10/19/17:
Planned chaos

At times, Flotation Toy Warning sounds completely amateur. Detuned instruments, off-key and generally off-handed vocals, songs written in competing keys and a general inability to conform to any conventional sense of song structure.



Flotation Toy Warning
The Machine That Made Us
(Talitres)

Actually, at any given moment, one of those things is happening. What is remarkable is how the band manages to bring these songs together by the end.

After three or four songs, the listener's brain has been reorganized. For most, prog is synonymous with technical virtuosity and conventional (even classical) structure. Flotation Toy Warning keeps the stellar playing, but subverts it with the aforementioned tuning and rambling paths.
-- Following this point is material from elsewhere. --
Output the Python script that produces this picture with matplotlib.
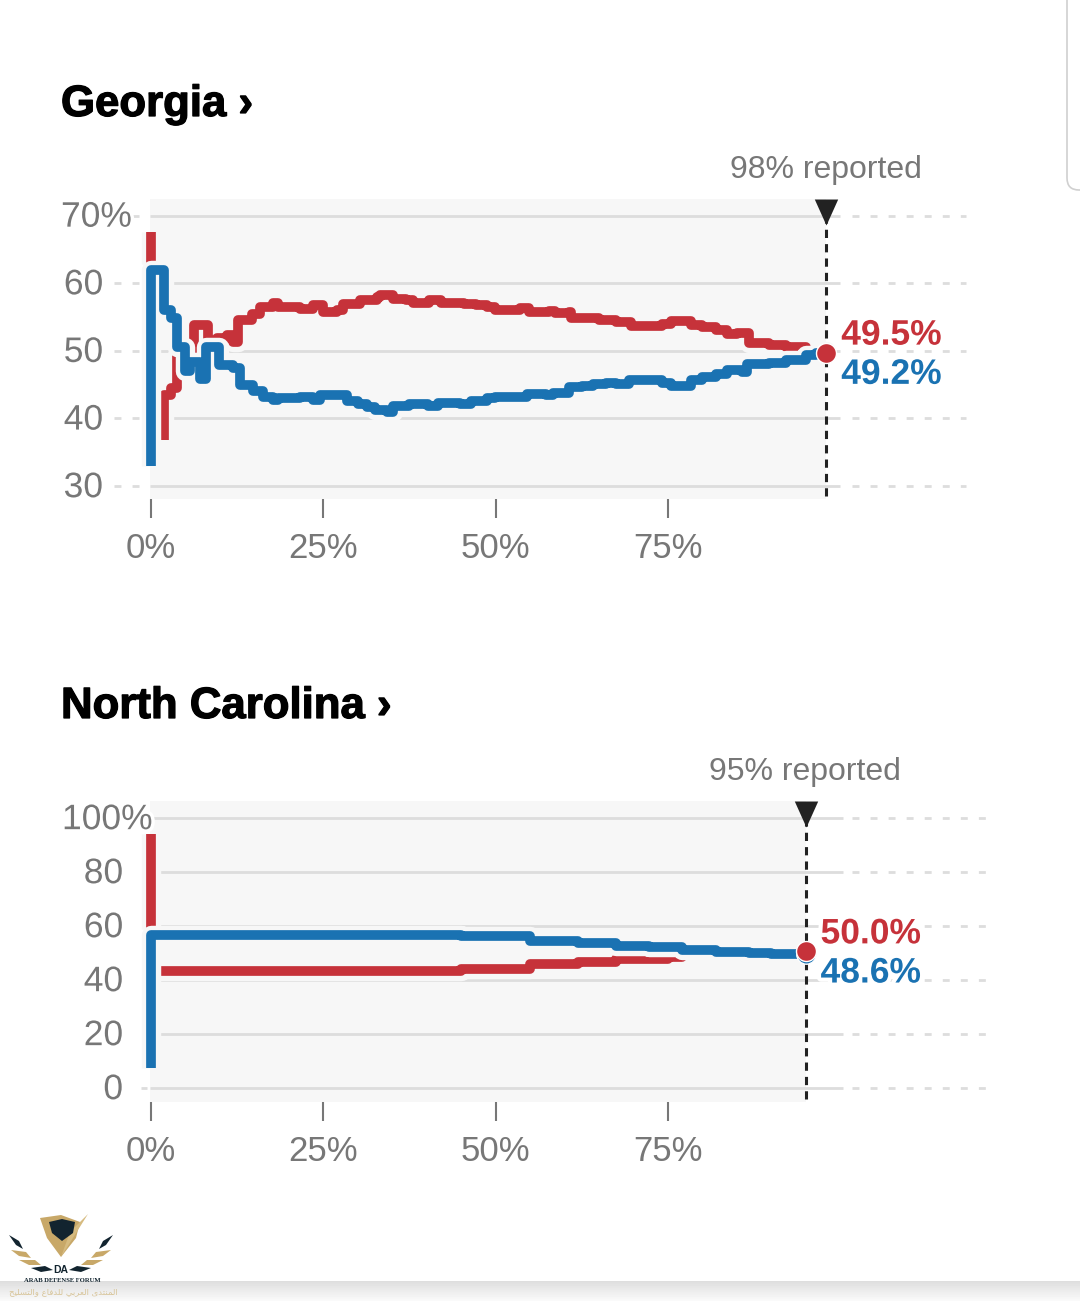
import numpy as np
import matplotlib
matplotlib.use('Agg')
import matplotlib.pyplot as plt
import matplotlib.patheffects as pe
from matplotlib.patches import FancyBboxPatch, Polygon

W, H = 1080, 1301

RED = '#c6323a'
BLUE = '#1a72b2'
GREY = '#777777'
GRID = '#dddddd'
PANEL = '#f7f7f7'

# Georgia
ga_blue_x = [0, 0, 1.9, 2.9, 3.8, 4.9, 5.6, 7.1, 8.0, 9.8, 11.9, 12.9, 14.8, 16.2, 17.7, 18.5, 21.6, 23.5, 24.5,
             27.4, 28.4, 30, 31.3, 32.5, 34.2, 35.1, 37.5, 40.2, 41.6, 44.8, 46.5, 48.7, 49.9, 53, 54.6, 57.4, 58.3,
             60.7, 62.6, 64.1, 66, 67.5, 69.4, 74.2, 75.5, 78.4, 80, 82, 83.6, 85.8, 86.5, 89.7, 92.2, 95, 96.5, 98]
ga_blue_y = [33, 62, 56, 54.9, 50.6, 47, 48.4, 45.8, 50.6, 47.9, 47.5, 45, 44, 43.2, 42.7, 43, 43.2, 42.7, 43.5,
             43.5, 42.5, 42.2, 41.7, 41.3, 41, 41.8, 42.1, 41.8, 42.3, 42.1, 42.6, 43, 43.2, 43.1, 43.6, 43.5, 43.7,
             44.6, 44.8, 45.1, 45.3, 45.1, 45.7, 45.2, 44.8, 45.7, 46.1, 46.6, 47.1, 46.9, 48.1, 48.2, 48.7, 49.4,
             49.6, 49.7]
ga_red_open_x = [0, 0]
ga_red_open_y = [67.6, 62.8]
ga_red_x = [1.9, 1.9, 2.9, 3.8, 4.9, 6.2, 8.3, 9.6, 11, 11.9, 12.6, 14.6, 15.8, 17.7, 18.5, 21.6, 23.5, 25,
            27, 27.8, 30.3, 32.8, 33.2, 35.1, 37, 38, 40.4, 42.1, 44.8, 45.5, 47.2, 48.7, 49.9, 53.5, 54.9, 57.8,
            58.6, 60.7, 61, 63.6, 65, 67.5, 69.7, 74.2, 75.5, 78.4, 80, 82, 83.6, 85.1, 86.8, 89.7, 92.2, 95, 98]
ga_red_y = [36.8, 43.4, 44.5, 49.4, 50, 53.8, 50, 51.9, 52.3, 51.3, 54.5, 55.5, 56.5, 57, 56.4, 56.2, 56.8, 55.8,
            56, 56.9, 57.5, 58, 58.2, 57.6, 57.5, 57.1, 57.5, 57, 57.1, 56.9, 56.8, 56.5, 56.1, 56.3, 55.8, 55.9,
            55.6, 55.8, 54.8, 54.9, 54.5, 54.3, 53.7, 54, 54.4, 53.8, 53.5, 53, 52.5, 52.6, 51.1, 50.9, 50.5, 50,
            49.75]
ga_yticks = [30, 40, 50, 60, 70]
ga_reported = 98

# North Carolina
nc_blue_x = [0, 0, 45, 55, 62, 67.5, 72.3, 77, 82, 86.8, 90, 95]
nc_blue_y = [7.4, 56.7, 56.3, 54.6, 53.6, 52.6, 52.2, 51, 50.5, 50, 49.6, 49.6]
nc_red_open_x = [0, 0]
nc_red_open_y = [94, 59]
nc_red_x = [0, 45, 55, 62, 67.5, 72.3, 75, 77, 79, 95]
nc_red_y = [43.4, 44, 45.9, 46.8, 47.7, 47.9, 48.6, 49.2, 49.8, 50.7]
nc_yticks = [0, 20, 40, 60, 80, 100]
nc_reported = 95

xticks = [0, 25, 50, 75]
xticklabels = ['0%', '25%', '50%', '75%']

PX_X = 6.89  # 每个百分点的像素宽度


def to_x(px):
    return (px - 151) / PX_X


def add_panel(fig, top, bottom, right, ymin, ymax):
    ax = fig.add_axes([151 / W, 1 - bottom / H, (right - 151) / W, (bottom - top) / H])
    ax.set_xlim(0, (right - 151) / PX_X)
    ax.set_ylim(ymin, ymax)
    ax.patch.set_alpha(0)
    for s in ax.spines.values():
        s.set_visible(False)
    ax.axvspan(to_x(150), ax.get_xlim()[1], color=PANEL, lw=0, zorder=0, clip_on=False)
    ax.set_yticks([])
    ax.set_xticks(xticks)
    ax.set_xticklabels(xticklabels, fontsize=25, color=GREY)
    ax.tick_params(axis='x', length=13.7, width=1.5, color=GREY, pad=10)
    return ax


def draw_grid(ax, yticks, right_px, end_px, left_from, left_to, left_ticks):
    dash = (0, (2.5, 4))
    for v in yticks:
        ax.plot([to_x(150), to_x(right_px + 14)], [v, v], color=GRID, lw=2, zorder=1, clip_on=False,
                solid_capstyle='butt')
        ax.plot([to_x(852), to_x(end_px)], [v, v], color=GRID, lw=2, zorder=1, clip_on=False,
                linestyle=dash, dash_capstyle='butt')
    for v in left_ticks:
        ax.plot([to_x(left_from), to_x(left_to)], [v, v], color=GRID, lw=2, zorder=1, clip_on=False,
                linestyle=dash, dash_capstyle='butt')


def draw_line(ax, x, y, color, z):
    ax.step(x, y, where='post', color=color, lw=7, zorder=z, clip_on=False,
            solid_joinstyle='round', solid_capstyle='butt',
            path_effects=[pe.Stroke(linewidth=14, foreground=PANEL), pe.Normal()])


def draw_ylabels(ax, yticks, num_right_px, top_left_px):
    halo = [pe.withStroke(linewidth=5, foreground='white')]
    for v in yticks:
        if v == yticks[-1]:
            ax.annotate(f'{v}%', (to_x(top_left_px), v), xytext=(0, -1.2), textcoords='offset points', fontsize=25.5,
                        color=GREY, ha='left', va='center', zorder=6, path_effects=halo, annotation_clip=False)
        else:
            ax.annotate(f'{v}', (to_x(num_right_px), v), xytext=(0, -1.2), textcoords='offset points', fontsize=25.5,
                        color=GREY, ha='right', va='center', zorder=6, path_effects=halo, annotation_clip=False)


def draw_end(ax, x, red_y, blue_y, marker_y, red_text, blue_text, red_label_y, blue_label_y):
    ax.plot([x, x], [ax.get_ylim()[0] + 0.01 * np.diff(ax.get_ylim())[0], marker_y], color='#222222', lw=2.2,
            linestyle=(0, (2.7, 2)), dash_capstyle='butt', zorder=4, clip_on=False)
    ax.plot([x], [marker_y], marker=[(-0.9, 1), (0.9, 1), (0, -1)], ms=18.7, color='#222222', mew=0,
            zorder=5, clip_on=False)
    ax.plot([x], [blue_y], 'o', ms=14, mfc=BLUE, mec='white', mew=1, zorder=7, clip_on=False)
    ax.plot([x], [red_y], 'o', ms=14.4, mfc=RED, mec='white', mew=1, zorder=8, clip_on=False)
    halo = [pe.withStroke(linewidth=6, foreground='white')]
    tx = x + 15 / PX_X
    ax.annotate(red_text, (tx, red_label_y), xytext=(0, -1.4), textcoords='offset points', fontsize=25.5,
                fontweight='bold', color=RED, va='center', ha='left', zorder=9, path_effects=halo,
                annotation_clip=False)
    ax.annotate(blue_text, (tx, blue_label_y), xytext=(0, -1.4), textcoords='offset points', fontsize=25.5,
                fontweight='bold', color=BLUE, va='center', ha='left', zorder=9, path_effects=halo,
                annotation_clip=False)


plt.rcParams['font.family'] = ['Liberation Sans', 'DejaVu Sans']

fig = plt.figure(figsize=(W / 100, H / 100), dpi=100, facecolor='white')

# 背景层：滚动条边框、底部阴影、水印
bg = fig.add_axes([0, 0, 1, 1], zorder=-1)
bg.set_xlim(0, W)
bg.set_ylim(H, 0)
bg.axis('off')
bg.add_patch(FancyBboxPatch((1067, -30), 40, 220, boxstyle='round,pad=0,rounding_size=12', fc='white',
                            ec='#d0d0d0', lw=1.2))
bg.imshow(np.linspace(0.87, 0.98, 20).reshape(-1, 1), extent=(0, W, 1301, 1281), cmap='gray', vmin=0, vmax=1,
          aspect='auto')
bg.set_xlim(0, W)
bg.set_ylim(H, 0)

GOLD = '#c8a868'
DARK = '#12242f'
bg.add_patch(Polygon([(40, 1218), (61, 1215), (80, 1222), (76, 1238), (61, 1257), (47, 1238)], fc=GOLD, lw=0))
bg.add_patch(Polygon([(61, 1257), (88, 1214), (70, 1232)], fc='#d6bb80', lw=0))
bg.add_patch(Polygon([(49, 1222), (62, 1219), (75, 1222), (73, 1233), (62, 1241), (52, 1233)], fc=DARK, lw=0))
for side in (-1, 1):
    wings = [([(-52, 1235), (-42, 1241), (-38, 1249), (-45, 1245)], DARK),
             ([(-50, 1250), (-35, 1252), (-30, 1258), (-42, 1256)], GOLD),
             ([(-42, 1260), (-26, 1260), (-20, 1265), (-32, 1265)], GOLD),
             ([(-30, 1268), (-16, 1266), (-8, 1270), (-20, 1272)], DARK)]
    for pts, col in wings:
        bg.add_patch(Polygon([(61 + side * -px, py) for px, py in pts], fc=col, lw=0))
bg.text(61, 1270, 'DA', fontsize=7.5, fontweight='bold', color=DARK, ha='center', va='center')
bg.text(62, 1280, 'ARAB DEFENSE FORUM', fontsize=4.8, fontweight='bold', color=DARK, ha='center', va='center',
        family=['Liberation Serif'])
bg.text(63, 1292, 'ﺢﻴﻠﺴﺘﻟﺍﻭ ﻉﺎﻓﺪﻠﻟ ﻲﺑﺮﻌﻟﺍ ﻯﺪﺘﻨﻤﻟﺍ', fontsize=6.1, color='#d8c59a', ha='center', va='center',
        family=['DejaVu Sans'])

# 标题
title_font = ['Liberation Sans']
heavy = [pe.withStroke(linewidth=0.9, foreground='black')]
bg.text(61, 116, 'Georgia ›', fontsize=31.5, fontweight='bold', color='black', ha='left', va='baseline',
        family=title_font, path_effects=heavy)
bg.text(61, 718, 'North Carolina ›', fontsize=31.5, fontweight='bold', color='black', ha='left', va='baseline',
        family=title_font, path_effects=heavy)
bg.text(826, 170, f'{ga_reported}% reported', fontsize=23, color=GREY, ha='center', va='center')
bg.text(805, 772, f'{nc_reported}% reported', fontsize=23, color=GREY, ha='center', va='center')

# Georgia 面板
ax1 = add_panel(fig, 199, 499, 826, 28.08, 72.44)
draw_grid(ax1, ga_yticks, 826, 966, 114, 139, ga_yticks)
draw_line(ax1, ga_red_open_x, ga_red_open_y, RED, 2)
draw_line(ax1, ga_red_x, ga_red_y, RED, 2)
draw_line(ax1, ga_blue_x, ga_blue_y, BLUE, 3)
draw_ylabels(ax1, ga_yticks, 103, 61)
draw_end(ax1, ga_reported, 49.7, 49.6, 70.5, '49.5%', '49.2%', 52.6, 46.8)

# North Carolina 面板
ax2 = add_panel(fig, 801, 1102, 805.5, -5.19, 106.3)
draw_grid(ax2, nc_yticks, 829, 993, 141, 147, [0])
draw_line(ax2, nc_red_open_x, nc_red_open_y, RED, 2)
draw_line(ax2, nc_red_x, nc_red_y, RED, 2)
draw_line(ax2, nc_blue_x, nc_blue_y, BLUE, 3)
draw_ylabels(ax2, nc_yticks, 123, 62)
draw_end(ax2, nc_reported, 50.7, 49.8, 101.5, '50.0%', '48.6%', 57.8, 43.3)

fig.savefig('out.png', dpi=100)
Imagine the Replacements playing Flaming Lips in the style of, um, well that's the thing.

Flotation Toy Warning is generally understated, but that, too, is hardly consistent. Sometimes these songs coalesce into brilliantly simply statements. For a few seconds. And then they wander back into the chaos. Chaos that is created entirely by the music; the sound here is impeccably clean with almost no distortion.

Simply pulling all of this together into something greater than an unholy mess would have been a herculean task. Flotation Toy Warning goes one better, crafting (in its fashion) an astonishing statement of modern dissolution. And while I'm sure there is no straightforward political statement on this album, the sound of the world breaking down (without actually doing so) is timely as hell. Try this one on, and it will steal your heart.